REQUEST = Only the lines from the start of the data to the line containing "conf_q = [71, 207]", both included, should be output, exactly and without pictures.

COLLECTED MATERIAL =
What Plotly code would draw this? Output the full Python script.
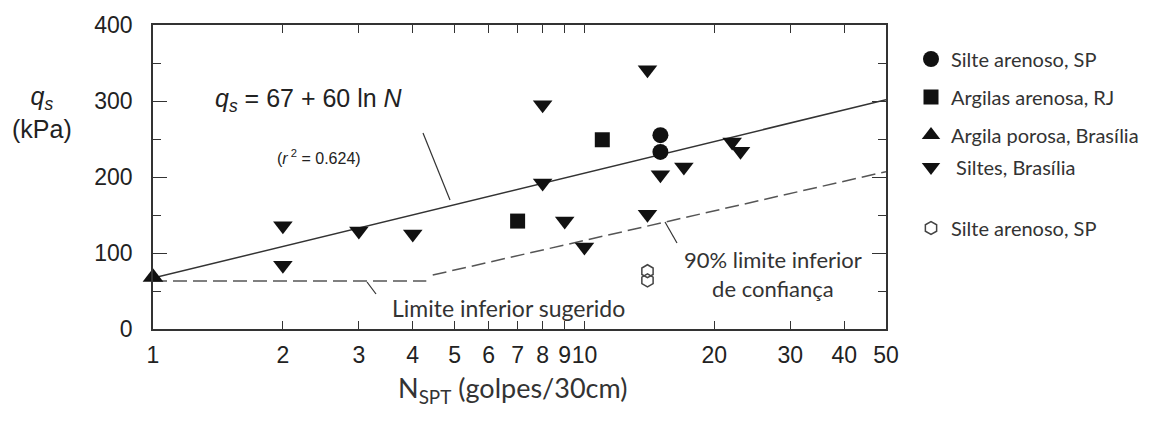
import plotly.graph_objects as go

# ---------------- data ----------------
silte_sp_N = [15, 15]
silte_sp_q = [255, 233]
argilas_rj_N = [11, 7]
argilas_rj_q = [249, 142]
argila_bsb_N = [1]
argila_bsb_q = [68]
siltes_bsb_N = [2, 2, 3, 4, 8, 8, 9, 10, 14, 14, 15, 17, 22, 23]
siltes_bsb_q = [136, 84, 129, 125, 295, 192, 142, 108, 341, 151, 203, 213, 246, 234]
silte_sp_open_N = [14, 14]
silte_sp_open_q = [76, 64]

# lines: q_s = 67 + 60 ln N (straight on log-x), suggested lower limit, 90% lower confidence
reg_N = [1, 50]
reg_q = [67, 301.7]
lim_N = [1, 4.3]
lim_q = [63, 63]
conf_N = [4.45, 50]
conf_q = [71, 207]

x_tickvals = [1, 2, 3, 4, 5, 6, 7, 8, 9, 10, 20, 30, 40, 50]
x_ticktext = ["1", "2", "3", "4", "5", "6", "7", "8", "9", "10", "20", "30", "40", "50"]

# ---------------- figure ----------------
L, R, T, B = 153, 886, 25, 329
W, H = 1158, 424


def px(x):
    return (x - L) / (R - L)


def py(y):
    return (B - y) / (B - T)


MK = "#111111"
fig = go.Figure()

fig.add_trace(go.Scatter(x=reg_N, y=reg_q, mode="lines", line=dict(color="#333", width=1.5),
                         showlegend=False, hoverinfo="skip"))
fig.add_trace(go.Scatter(x=lim_N, y=lim_q, mode="lines", line=dict(color="#555", width=1.5, dash="14px,6px"),
                         showlegend=False, hoverinfo="skip"))
fig.add_trace(go.Scatter(x=conf_N, y=conf_q, mode="lines", line=dict(color="#555", width=1.5, dash="14px,6px"),
                         showlegend=False, hoverinfo="skip"))

fig.add_trace(go.Scatter(x=silte_sp_N, y=silte_sp_q, mode="markers", name="Silte arenoso, SP",
                         marker=dict(symbol="circle", size=16, color=MK), legend="legend"))
fig.add_trace(go.Scatter(x=argilas_rj_N, y=argilas_rj_q, mode="markers", name="Argilas arenosa, RJ",
                         marker=dict(symbol="square", size=15, color=MK), legend="legend2"))
fig.add_trace(go.Scatter(x=argila_bsb_N, y=argila_bsb_q, mode="markers", name="Argila porosa, Brasília",
                         marker=dict(symbol="triangle-up", size=18, color=MK), legend="legend3",
                         cliponaxis=False))
fig.add_trace(go.Scatter(x=siltes_bsb_N, y=siltes_bsb_q, mode="markers", name=" Siltes, Brasília",
                         marker=dict(symbol="triangle-down", size=17, color=MK), legend="legend4"))
fig.add_trace(go.Scatter(x=silte_sp_open_N, y=silte_sp_open_q, mode="markers", name="Silte arenoso, SP",
                         marker=dict(symbol="hexagon-open", size=13, color="#444", line=dict(width=1.5)),
                         legend="legend5"))

leg_font = dict(family="Lato", size=20, color="#333")


def leg(ypix):
    return dict(x=px(911), y=py(ypix), xanchor="left", yanchor="middle",
                bgcolor="rgba(0,0,0,0)", font=leg_font, borderwidth=0)


axis_font = dict(family="Liberation Sans, Arial", size=23, color="#222")

fig.update_layout(
    width=W, height=H,
    margin=dict(l=L, r=W - R, t=T, b=H - B),
    plot_bgcolor="white", paper_bgcolor="white",
    legend=leg(59), legend2=leg(97), legend3=leg(135), legend4=leg(167), legend5=leg(228),
    xaxis=dict(type="log", range=[0, 1.69897], tickvals=x_tickvals, ticktext=x_ticktext,
               tickangle=0,
               ticks="inside", ticklen=8, tickwidth=1.2, tickcolor="#333",
               showline=True, linecolor="#333", linewidth=1.5, mirror="ticks",
               showgrid=False, zeroline=False, tickfont=axis_font, ticklabelstandoff=5),
    yaxis=dict(range=[0, 400], tickvals=[0, 100, 200, 300, 400],
               ticks="inside", ticklen=14, tickwidth=1.2, tickcolor="#333",
               minor=dict(tickvals=[50, 150, 250, 350], ticks="inside", ticklen=8, tickcolor="#333"),
               showline=True, linecolor="#333", linewidth=1.5, mirror="ticks",
               showgrid=False, zeroline=False, tickfont=axis_font, ticklabelstandoff=14),
    showlegend=True,
)

ann_common = dict(xref="paper", yref="paper", showarrow=False)
fig.add_annotation(text="<i>q</i><sub><i>s</i></sub> = 67 + 60 ln <i>N</i>", x=px(213), y=py(100),
                   xanchor="left", yanchor="middle",
                   font=dict(family="Liberation Sans, Arial", size=25, color="#222"), **ann_common)
fig.add_annotation(text="(<i>r</i><sup> 2</sup> = 0.624)", x=px(319), y=py(157),
                   xanchor="center", yanchor="middle",
                   font=dict(family="Liberation Sans, Arial", size=16, color="#222"), **ann_common)
fig.add_annotation(text="Limite inferior sugerido", x=px(390), y=py(308),
                   xanchor="left", yanchor="middle",
                   font=dict(family="Lato", size=23, color="#333"), **ann_common)
fig.add_annotation(text="90% limite inferior<br>de confiança", x=px(773), y=py(274),
                   xanchor="center", yanchor="middle", align="center",
                   font=dict(family="Lato", size=22, color="#333"), **ann_common)
fig.add_annotation(text="<i>q</i><sub><i>s</i></sub><br>(kPa)", x=px(42), y=py(112),
                   xanchor="center", yanchor="middle", align="center",
                   font=dict(family="Liberation Sans, Arial", size=25, color="#222"), **ann_common)
fig.add_annotation(text="N<sub>SPT</sub> (golpes/30cm)", x=px(512), y=py(389),
                   xanchor="center", yanchor="middle",
                   font=dict(family="Lato", size=27, color="#333"), **ann_common)

for (x0, y0, x1, y1) in [(423, 133, 450, 200), (367, 282, 376, 294), (665, 222, 677, 243)]:
    fig.add_shape(type="line", xref="paper", yref="paper", x0=px(x0), y0=py(y0), x1=px(x1), y1=py(y1),
                  line=dict(color="#333", width=1.2))

fig.write_html("out.html", config={"displayModeBar": False},
               post_script="document.body.style.margin='0';document.body.style.overflow='hidden';")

SOLUTION TO THIS PROBLEM =
What Plotly code would draw this? Output the full Python script.
import plotly.graph_objects as go

# ---------------- data ----------------
silte_sp_N = [15, 15]
silte_sp_q = [255, 233]
argilas_rj_N = [11, 7]
argilas_rj_q = [249, 142]
argila_bsb_N = [1]
argila_bsb_q = [68]
siltes_bsb_N = [2, 2, 3, 4, 8, 8, 9, 10, 14, 14, 15, 17, 22, 23]
siltes_bsb_q = [136, 84, 129, 125, 295, 192, 142, 108, 341, 151, 203, 213, 246, 234]
silte_sp_open_N = [14, 14]
silte_sp_open_q = [76, 64]

# lines: q_s = 67 + 60 ln N (straight on log-x), suggested lower limit, 90% lower confidence
reg_N = [1, 50]
reg_q = [67, 301.7]
lim_N = [1, 4.3]
lim_q = [63, 63]
conf_N = [4.45, 50]
conf_q = [71, 207]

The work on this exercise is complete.